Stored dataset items
──────────────────────────────
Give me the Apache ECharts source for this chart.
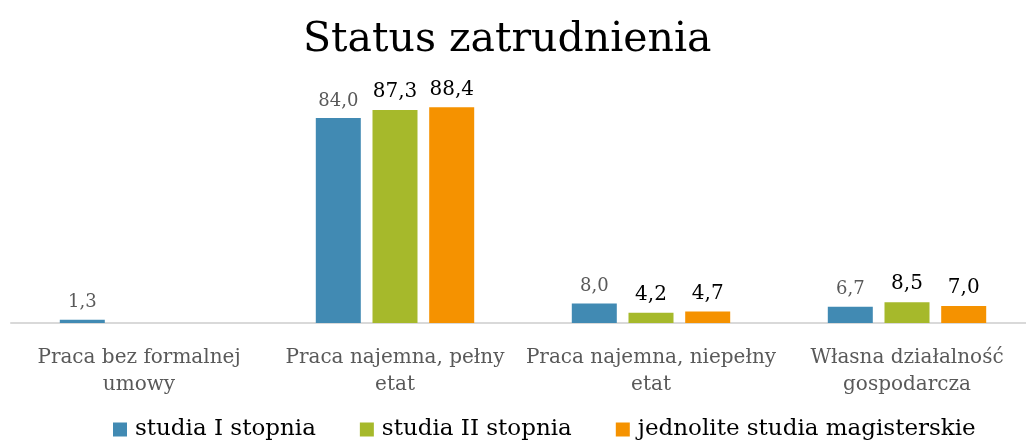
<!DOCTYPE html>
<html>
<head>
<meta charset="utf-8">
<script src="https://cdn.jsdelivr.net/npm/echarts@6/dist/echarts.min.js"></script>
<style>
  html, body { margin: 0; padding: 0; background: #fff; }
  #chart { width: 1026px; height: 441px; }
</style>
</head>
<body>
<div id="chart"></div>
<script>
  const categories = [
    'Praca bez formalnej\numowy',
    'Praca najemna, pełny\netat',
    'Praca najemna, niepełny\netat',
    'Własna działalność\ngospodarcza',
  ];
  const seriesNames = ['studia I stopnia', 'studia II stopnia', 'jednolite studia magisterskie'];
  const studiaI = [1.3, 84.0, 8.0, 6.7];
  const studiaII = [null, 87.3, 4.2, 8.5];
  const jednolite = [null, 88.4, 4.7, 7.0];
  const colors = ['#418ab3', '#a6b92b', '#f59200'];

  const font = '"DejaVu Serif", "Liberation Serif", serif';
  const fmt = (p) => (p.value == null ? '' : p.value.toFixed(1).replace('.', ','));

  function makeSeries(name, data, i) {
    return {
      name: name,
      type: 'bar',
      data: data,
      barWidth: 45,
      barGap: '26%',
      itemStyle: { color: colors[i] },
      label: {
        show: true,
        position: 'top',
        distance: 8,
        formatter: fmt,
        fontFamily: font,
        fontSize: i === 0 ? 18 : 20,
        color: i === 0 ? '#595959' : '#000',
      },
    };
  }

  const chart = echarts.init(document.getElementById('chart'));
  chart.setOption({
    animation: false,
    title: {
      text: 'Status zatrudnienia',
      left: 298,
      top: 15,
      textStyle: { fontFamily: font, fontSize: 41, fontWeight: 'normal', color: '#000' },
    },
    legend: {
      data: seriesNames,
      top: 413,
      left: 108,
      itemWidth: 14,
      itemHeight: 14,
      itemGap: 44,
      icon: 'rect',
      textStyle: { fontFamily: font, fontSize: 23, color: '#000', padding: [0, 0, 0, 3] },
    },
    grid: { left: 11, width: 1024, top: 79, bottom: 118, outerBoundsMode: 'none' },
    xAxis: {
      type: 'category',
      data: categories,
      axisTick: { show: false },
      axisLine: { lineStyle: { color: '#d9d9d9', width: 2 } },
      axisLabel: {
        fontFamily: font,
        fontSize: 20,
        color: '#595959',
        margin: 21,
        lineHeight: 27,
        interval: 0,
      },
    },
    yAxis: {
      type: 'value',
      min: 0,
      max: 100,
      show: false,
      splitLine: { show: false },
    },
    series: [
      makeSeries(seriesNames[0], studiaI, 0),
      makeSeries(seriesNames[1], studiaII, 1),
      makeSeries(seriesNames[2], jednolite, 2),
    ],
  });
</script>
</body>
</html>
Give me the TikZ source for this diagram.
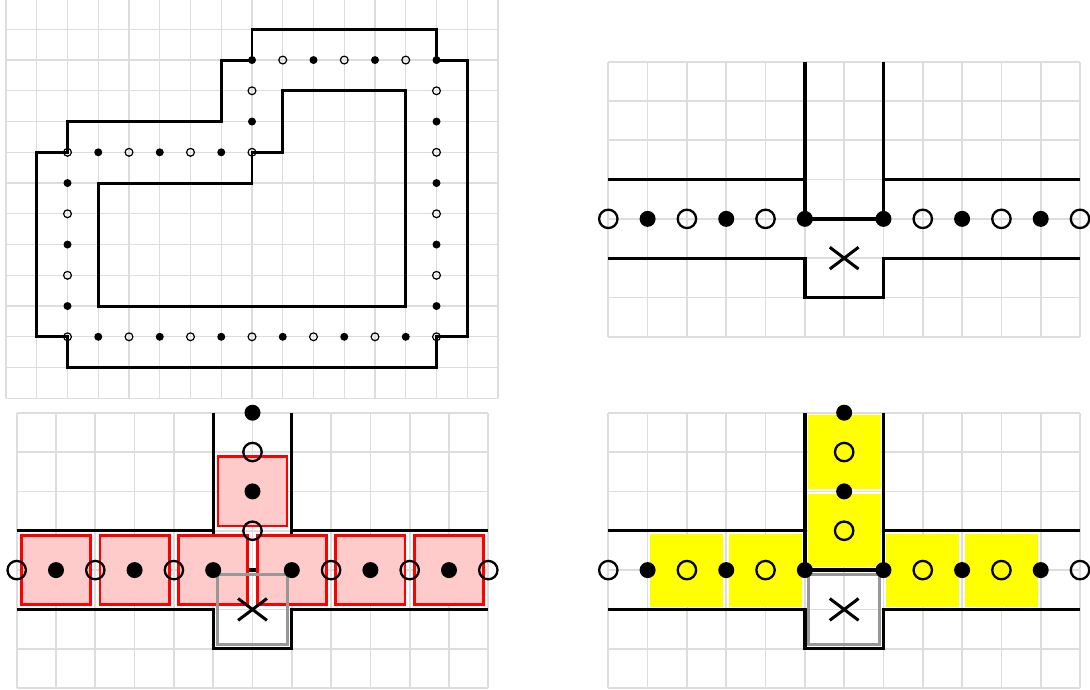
──────────────────────────────
Required task:
Output the data exactly. Pictures don't belong in the result.

Task answer:
Give me the Apache ECharts source for this chart.
<!DOCTYPE html>
<html>
<head>
<meta charset="utf-8">
<script src="https://cdn.jsdelivr.net/npm/echarts@6/dist/echarts.min.js"></script>
<style>
  html, body { margin: 0; padding: 0; background: #fff; }
  #chart { width: 1026px; height: 441px; }
</style>
</head>
<body>
<div id="chart"></div>
<script>
  const categories = [
    'Praca bez formalnej\numowy',
    'Praca najemna, pełny\netat',
    'Praca najemna, niepełny\netat',
    'Własna działalność\ngospodarcza',
  ];
  const seriesNames = ['studia I stopnia', 'studia II stopnia', 'jednolite studia magisterskie'];
  const studiaI = [1.3, 84.0, 8.0, 6.7];
  const studiaII = [null, 87.3, 4.2, 8.5];
  const jednolite = [null, 88.4, 4.7, 7.0];
  const colors = ['#418ab3', '#a6b92b', '#f59200'];

  const font = '"DejaVu Serif", "Liberation Serif", serif';
  const fmt = (p) => (p.value == null ? '' : p.value.toFixed(1).replace('.', ','));

  function makeSeries(name, data, i) {
    return {
      name: name,
      type: 'bar',
      data: data,
      barWidth: 45,
      barGap: '26%',
      itemStyle: { color: colors[i] },
      label: {
        show: true,
        position: 'top',
        distance: 8,
        formatter: fmt,
        fontFamily: font,
        fontSize: i === 0 ? 18 : 20,
        color: i === 0 ? '#595959' : '#000',
      },
    };
  }

  const chart = echarts.init(document.getElementById('chart'));
  chart.setOption({
    animation: false,
    title: {
      text: 'Status zatrudnienia',
      left: 298,
      top: 15,
      textStyle: { fontFamily: font, fontSize: 41, fontWeight: 'normal', color: '#000' },
    },
    legend: {
      data: seriesNames,
      top: 413,
      left: 108,
      itemWidth: 14,
      itemHeight: 14,
      itemGap: 44,
      icon: 'rect',
      textStyle: { fontFamily: font, fontSize: 23, color: '#000', padding: [0, 0, 0, 3] },
    },
    grid: { left: 11, width: 1024, top: 79, bottom: 118, outerBoundsMode: 'none' },
    xAxis: {
      type: 'category',
      data: categories,
      axisTick: { show: false },
      axisLine: { lineStyle: { color: '#d9d9d9', width: 2 } },
      axisLabel: {
        fontFamily: font,
        fontSize: 20,
        color: '#595959',
        margin: 21,
        lineHeight: 27,
        interval: 0,
      },
    },
    yAxis: {
      type: 'value',
      min: 0,
      max: 100,
      show: false,
      splitLine: { show: false },
    },
    series: [
      makeSeries(seriesNames[0], studiaI, 0),
      makeSeries(seriesNames[1], studiaII, 1),
      makeSeries(seriesNames[2], jednolite, 2),
    ],
  });
</script>
</body>
</html>
Give me the TikZ source for this diagram.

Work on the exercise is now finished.